Il occupe un rôle spatial si important qu’il relègue les espaces traditionnellement servis au second rang de leur hiérarchisation. Il est d’ailleurs presque absurde de continuer à parler d’espaces servants et d’espaces servis, puisqu’ils ont, dans ce cas, tendance à se confondre et ne former plus qu’un. L’escalier ne sert plus simplement à monter et descendre mais permet bel et bien le développement d’une vie sur ce qu’étaient jadis les paliers, désormais élargis pour qu’un usage propre puisse s’y organiser. Il se mue tour à tour en cuisine, bureau, chambre et salle de bain.
fig. 9 Le vide se construit par l’intensité des activités qui se développent de part et d’autre.
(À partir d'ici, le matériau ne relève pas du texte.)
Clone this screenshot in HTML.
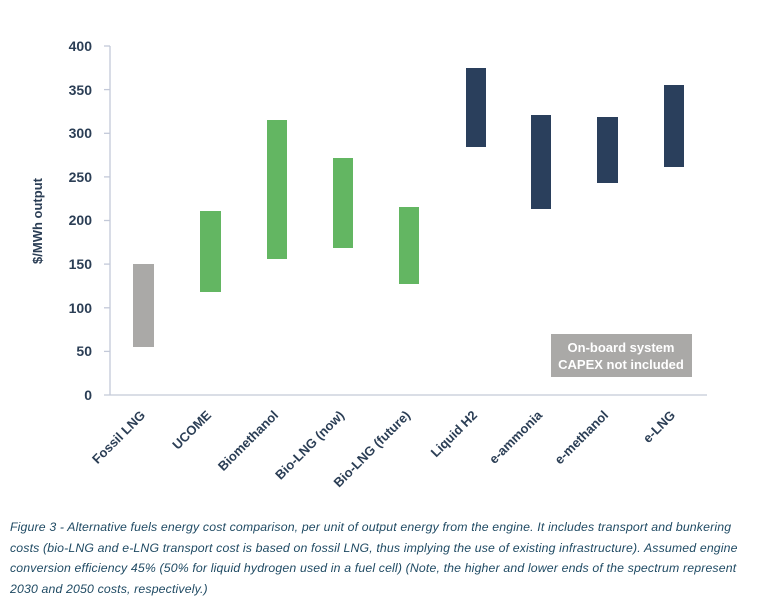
<!DOCTYPE html>
<html><head><meta charset="utf-8"><style>
body{margin:0;background:#fff;width:768px;height:613px;overflow:hidden;font-family:"Liberation Sans",sans-serif;}
svg{position:absolute;left:0;top:0}
.cap{position:absolute;left:10px;top:517px;width:760px;white-space:nowrap;font-style:italic;font-size:12.3px;line-height:20.7px;color:#1f4a63;letter-spacing:0.15px}
</style></head><body>
<svg width="768" height="613">
<g stroke="#c3c9d8" stroke-width="1.3" fill="none">
<line x1="110" y1="46" x2="110" y2="395"/>
<line x1="104" y1="395" x2="707" y2="395"/>
<line x1="104" y1="46" x2="110" y2="46"/><line x1="104" y1="89.6" x2="110" y2="89.6"/>
<line x1="104" y1="133.3" x2="110" y2="133.3"/><line x1="104" y1="176.9" x2="110" y2="176.9"/>
<line x1="104" y1="220.5" x2="110" y2="220.5"/><line x1="104" y1="264.1" x2="110" y2="264.1"/>
<line x1="104" y1="307.8" x2="110" y2="307.8"/><line x1="104" y1="351.4" x2="110" y2="351.4"/>
</g>
<g font-size="14" font-weight="bold" fill="#2b3e55" text-anchor="end">
<text x="92" y="51">400</text><text x="92" y="95">350</text><text x="92" y="138">300</text>
<text x="92" y="182">250</text><text x="92" y="225">200</text><text x="92" y="269">150</text>
<text x="92" y="313">100</text><text x="92" y="356">50</text><text x="92" y="400">0</text>
</g>
<text transform="translate(42,221) rotate(-90)" text-anchor="middle" font-size="13" font-weight="bold" fill="#2b3e55">$/MWh output</text>
<rect x="133" y="264" width="21" height="83" fill="#aaa9a7"/>
<rect x="200" y="211" width="21" height="81" fill="#63b662"/>
<rect x="267" y="120" width="20" height="139" fill="#63b662"/>
<rect x="333" y="158" width="20" height="90" fill="#63b662"/>
<rect x="399" y="207" width="20" height="77" fill="#63b662"/>
<rect x="466" y="68" width="20" height="79" fill="#2a3f5c"/>
<rect x="531" y="115" width="20" height="94" fill="#2a3f5c"/>
<rect x="597" y="117" width="21" height="66" fill="#2a3f5c"/>
<rect x="664" y="85" width="20" height="82" fill="#2a3f5c"/>
<rect x="551" y="334" width="141" height="43" fill="#aaa9a7"/>
<g font-size="13" font-weight="bold" fill="#fff" text-anchor="middle">
<text x="621" y="352">On-board system</text><text x="621" y="369">CAPEX not included</text></g>
<g font-size="13" font-weight="bold" fill="#2b3e55" text-anchor="end">
<text transform="translate(146,416) rotate(-45)">Fossil LNG</text>
<text transform="translate(212,416) rotate(-45)">UCOME</text>
<text transform="translate(279,416) rotate(-45)">Biomethanol</text>
<text transform="translate(345,416) rotate(-45)">Bio-LNG (now)</text>
<text transform="translate(411,416) rotate(-45)">Bio-LNG (future)</text>
<text transform="translate(478,416) rotate(-45)">Liquid H2</text>
<text transform="translate(543,416) rotate(-45)">e-ammonia</text>
<text transform="translate(609,416) rotate(-45)">e-methanol</text>
<text transform="translate(676,416) rotate(-45)">e-LNG</text>
</g>
</svg>
<div class="cap">Figure 3 - Alternative fuels energy cost comparison, per unit of output energy from the engine. It includes transport and bunkering<br>costs (bio-LNG and e-LNG transport cost is based on fossil LNG, thus implying the use of existing infrastructure). Assumed engine<br>conversion efficiency 45% (50% for liquid hydrogen used in a fuel cell) (Note, the higher and lower ends of the spectrum represent<br>2030 and 2050 costs, respectively.)</div>
</body></html>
House Tower, Tokyo, Jutakutokushu, mars 2007
La représentation en coupe parle d’elle-même puisque chacun des niveaux, aux hauteurs sous plafond différentes, et donc aux altimétries décalées, s’inscrit dans la continuité de la marche qui devrait tenir lieu de palier de desserte. Prenons le cas de la bibliothèque par exemple. Elle caractérise un demi niveau entre la cuisine et la chambre, et sa profondeur, 1,7m, est à peine supérieure à celle du palier intermédiaire d’un escalier à double volée classique. Pourtant, dans cette épaisseur se développe un usage, la lecture, le repos, une lumière particulière, un aménagement, un bureau, une bibliothèque, dont on pourrait presque attraper un livre en poursuivant son ascension tant elle est haute. L’usage dépasse même l’espace qui lui est dédié, puisqu’il se prolonge dans l’escalier.
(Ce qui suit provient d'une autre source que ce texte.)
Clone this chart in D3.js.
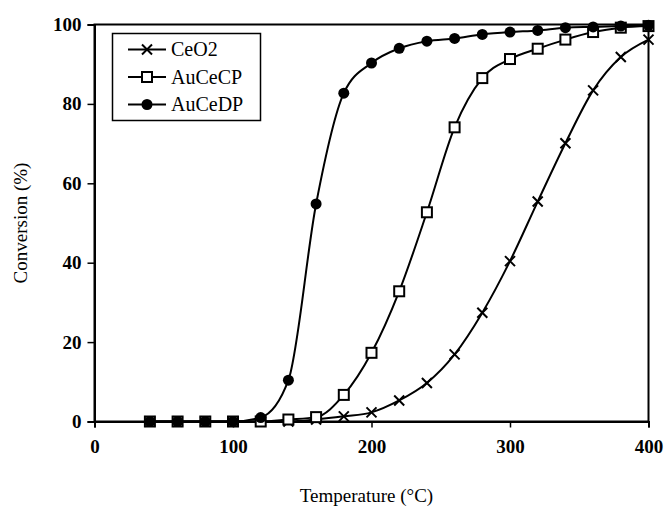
<!DOCTYPE html>
<html>
<head>
<meta charset="utf-8">
<script src="https://cdn.jsdelivr.net/npm/d3@7"></script>
<style>
  html, body { margin: 0; padding: 0; background: #fff; }
  svg { display: block; }
  text { font-family: "Liberation Serif", "Times New Roman", serif; fill: #000; }
</style>
</head>
<body>
<svg id="chart" width="664" height="506"></svg>
<script>
// ---- data ----
const temperatures = [40, 60, 80, 100, 120, 140, 160, 180, 200, 220, 240, 260, 280, 300, 320, 340, 360, 380, 400];
const ceo2   = [0, 0, 0, 0, 0, 0, 0.5, 1.3, 2.3, 5.3, 9.7, 16.9, 27.4, 40.4, 55.4, 70.1, 83.4, 91.8, 96.2];
const aucecp = [0, 0, 0, 0, 0, 0.5, 1.1, 6.7, 17.3, 32.8, 52.7, 74.1, 86.5, 91.3, 93.9, 96.2, 98.1, 99.2, 99.6];
const aucedp = [0, 0, 0, 0, 1, 10.4, 54.8, 82.7, 90.3, 94.0, 95.8, 96.5, 97.5, 98.1, 98.5, 99.2, 99.4, 99.6, 99.8];
const seriesNames = ["CeO2", "AuCeCP", "AuCeDP"];
const seriesMarkers = ["cross", "square", "circle"];
const xTicks = [0, 100, 200, 300, 400];
const yTicks = [0, 20, 40, 60, 80, 100];
const xTitle = "Temperature (°C)";
const yTitle = "Conversion (%)";

(function () {
const seriesValues = [ceo2, aucecp, aucedp];

const svg = d3.select("#chart");
const mLeft = 94.5, mRight = 648.5, mTop = 24.5, mBottom = 421.5;

const x = d3.scaleLinear().domain([0, 400]).range([mLeft, mRight]);
const y = d3.scaleLinear().domain([0, 100]).range([mBottom, mTop]);

// frame
svg.append("rect")
  .attr("x", mLeft).attr("y", mTop)
  .attr("width", mRight - mLeft).attr("height", mBottom - mTop)
  .attr("fill", "none").attr("stroke", "#000").attr("stroke-width", 2);

// axes
const xAxis = svg.append("g").attr("transform", `translate(0,${mBottom})`)
  .call(d3.axisBottom(x).tickValues(xTicks).tickSize(6).tickPadding(12).tickFormat(d3.format("d")));
const yAxis = svg.append("g").attr("transform", `translate(${mLeft},0)`)
  .call(d3.axisLeft(y).tickValues(yTicks).tickSize(7).tickPadding(6).tickFormat(d3.format("d")));
[xAxis, yAxis].forEach(a => {
  a.select(".domain").attr("stroke-width", 2);
  a.selectAll(".tick line").attr("stroke-width", 1.5);
  a.selectAll(".tick text")
    .style("font-family", '"Liberation Serif", "Times New Roman", serif')
    .style("font-size", "19px").style("font-weight", "bold");
});

// titles
svg.append("text").attr("x", (mLeft + mRight) / 2 - 5).attr("y", 502)
  .attr("text-anchor", "middle").style("font-size", "19px")
  .text(xTitle);
svg.append("text")
  .attr("transform", `translate(27,${(mTop + mBottom) / 2}) rotate(-90)`)
  .attr("text-anchor", "middle").style("font-size", "19px")
  .text(yTitle);

// marker drawing
function drawMarker(g, type, cx, cy) {
  if (type === "circle") {
    g.append("circle").attr("cx", cx).attr("cy", cy).attr("r", 5.5).attr("fill", "#000");
  } else if (type === "square") {
    g.append("rect").attr("x", cx - 5).attr("y", cy - 5).attr("width", 10).attr("height", 10)
      .attr("fill", "#fff").attr("stroke", "#000").attr("stroke-width", 2);
  } else {
    const s = 5;
    g.append("path").attr("d", `M${cx - s},${cy - s}L${cx + s},${cy + s}M${cx - s},${cy + s}L${cx + s},${cy - s}`)
      .attr("stroke", "#000").attr("stroke-width", 2).attr("fill", "none");
  }
}

const line = d3.line()
  .x((d, i) => x(temperatures[i]))
  .y(d => y(d))
  .curve(d3.curveMonotoneX);

seriesValues.forEach((vals, si) => {
  const g = svg.append("g");
  g.append("path").datum(vals).attr("d", line)
    .attr("fill", "none").attr("stroke", "#000").attr("stroke-width", 2);
  vals.forEach((v, i) => drawMarker(g, seriesMarkers[si], x(temperatures[i]), y(v)));
});

// legend
const lg = svg.append("g");
lg.append("rect").attr("x", 112.5).attr("y", 33.5).attr("width", 148).attr("height", 87)
  .attr("fill", "#fff").attr("stroke", "#000").attr("stroke-width", 1.5);
seriesNames.forEach((name, i) => {
  const cy = 49.5 + i * 27.5;
  lg.append("line").attr("x1", 128).attr("x2", 166).attr("y1", cy).attr("y2", cy)
    .attr("stroke", "#000").attr("stroke-width", 2);
  drawMarker(lg, seriesMarkers[i], 147, cy);
  lg.append("text").attr("x", 171).attr("y", cy + 6.5)
    .style("font-size", "20px").text(name);
});
})();
</script>
</body>
</html>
Il s’agit de retrouver grâce à l’escalier, un élément architectural à l’apparition relativement récente dans la maison de ville japonaise, les qualités d’espace et d’usage liées à la présence de l’engawa et du tsuboniwa sacrifiés sur l’autel d’une urbanisation qui a contraint le foncier à sans cesse se ramifier, et la maison à se séparer de certains espaces. L’idée d’articuler divers usages autour de l’escalier et de ne pas le cantonner à une simple déambulation est intimement liée à son apparition, puisque dès ses origines, on a tenté d’y intégrer des rangements, en occupant sa sous-face par des placards et des tiroirs, afin d’y stocker remèdes, linges et outils.
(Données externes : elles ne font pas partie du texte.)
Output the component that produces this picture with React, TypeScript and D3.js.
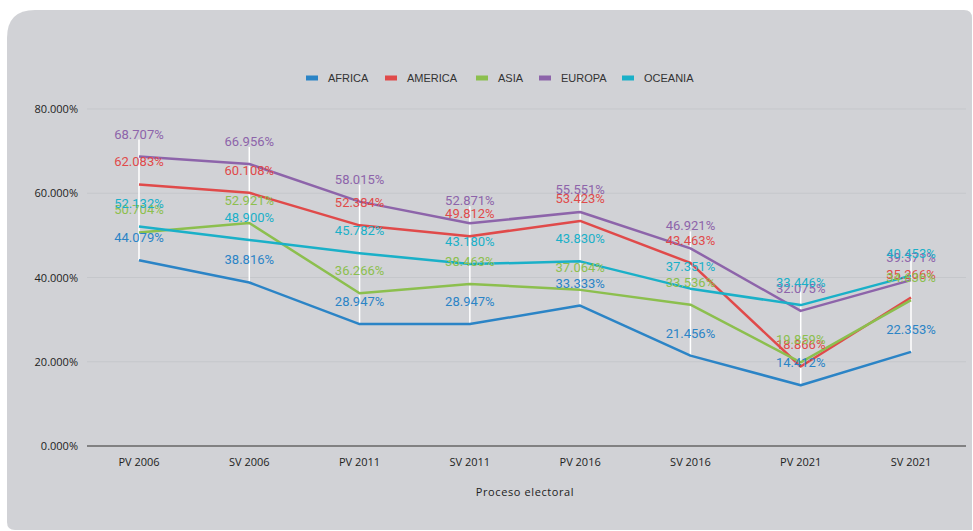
import React from "react";
import * as d3 from "d3";

const categories = ["PV 2006", "SV 2006", "PV 2011", "SV 2011", "PV 2016", "SV 2016", "PV 2021", "SV 2021"];
const seriesNames = ["AFRICA", "AMERICA", "ASIA", "EUROPA", "OCEANIA"];
const africa = [44.079, 38.816, 28.947, 28.947, 33.333, 21.456, 14.412, 22.353];
const america = [62.083, 60.108, 52.384, 49.812, 53.423, 43.463, 18.866, 35.266];
const asia = [50.704, 52.921, 36.266, 38.463, 37.064, 33.536, 19.859, 34.636];
const europa = [68.707, 66.956, 58.015, 52.871, 55.551, 46.921, 32.075, 39.371];
const oceania = [52.132, 48.9, 45.782, 43.18, 43.83, 37.351, 33.446, 40.453];
const yTicks = [0, 20, 40, 60, 80];
const colors = ["#2b84c6", "#e04a4a", "#8cbf4e", "#8d64aa", "#1ab0c8"];

const seriesValues = [africa, america, asia, europa, oceania];

export default function App() {
  const W = 973, H = 531;
  const x = d3.scalePoint<string>().domain(categories).range([139, 911]);
  const y = d3.scaleLinear().domain([0, 80]).range([446, 109]);
  const line = d3.line<number>().x((_, i) => x(categories[i])!).y((v) => y(v));
  const fmt = (v: number) => v.toFixed(3) + "%";
  const legendX = [306, 385, 476, 539, 622];

  return (
    <svg width={W} height={H} style={{ position: "absolute", left: 0, top: 0, background: "#fff" }}>
      <path
        d={`M7,38 Q7,10 35,10 L964,10 Q972,10 972,18 L972,530 L15,530 Q7,530 7,522 Z`}
        fill="#d1d2d6"
      />
      {/* legend */}
      {seriesNames.map((n, i) => (
        <g key={n}>
          <rect x={legendX[i]} y={75.5} width={12} height={5} fill={colors[i]} />
          <text x={legendX[i] + 22} y={82} fontFamily="Liberation Sans, Arial, sans-serif" fontSize={11} fill="#333">
            {n}
          </text>
        </g>
      ))}
      {/* grid */}
      {yTicks.map((t) => (
        <g key={t}>
          {t > 0 && <line x1={87} x2={966} y1={y(t)} y2={y(t)} stroke="#c5c7cb" strokeWidth={1} />}
          <text x={78} y={y(t) + 4} textAnchor="end" fontFamily="Open Sans, sans-serif" fontSize={11} fill="#222">
            {t.toFixed(3) + "%"}
          </text>
        </g>
      ))}
      {/* high-low white lines */}
      {categories.map((c, i) => {
        const vals = seriesValues.map((s) => s[i]);
        const mx = d3.max(vals)!, mn = d3.min(vals)!;
        return (
          <line key={c} x1={x(c)} x2={x(c)} y1={y(mx) - 17} y2={y(mn)} stroke="#ffffff" strokeWidth={1.5} />
        );
      })}
      <line x1={87} x2={966} y1={y(0)} y2={y(0)} stroke="#666" strokeWidth={1.5} />
      {/* lines */}
      {seriesValues.map((s, si) => (
        <path key={si} d={line(s)!} fill="none" stroke={colors[si]} strokeWidth={2.5} strokeLinejoin="round" />
      ))}
      {/* labels */}
      {seriesValues.map((s, si) =>
        s.map((v, i) => (
          <text
            key={si + "-" + i}
            x={x(categories[i])}
            y={y(v) - 18}
            textAnchor="middle"
            fontFamily="Roboto, sans-serif"
            fontSize={13}
            fill={colors[si]}
          >
            {fmt(v)}
          </text>
        ))
      )}
      {/* x ticks */}
      {categories.map((c) => (
        <text key={c} x={x(c)} y={466} textAnchor="middle" fontFamily="Open Sans, sans-serif" fontSize={11} fill="#222">
          {c}
        </text>
      ))}
      <text x={525} y={496} textAnchor="middle" fontFamily="Open Sans, sans-serif" fontSize={11} letterSpacing={0.6} fill="#222">
        Proceso electoral
      </text>
    </svg>
  );
}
La maison de ville contemporaine retrouve ainsi la merveilleuse flexibilité des espaces qui a toujours fait la qualité des machiya et perpétue une tradition insulaire, celle d’une étonnante capacité à concevoir la coexistence d’opposé : « Parce qu’il n’a pas pu choisir son contexte de vie, le Japonais comprend difficilement le concept occidental « ceci OU cela » car il peut penser « ceci ET cela », démarche qui semble généralement paradoxale et ambiguë à l’Européen, disons même irrationnelle(7).
L’escalier se révèle être à la fois le lieu d’une mobilité, d’une intensité, d’une nécessité, et d’un arrêt, d’une lenteur, d’une rêverie.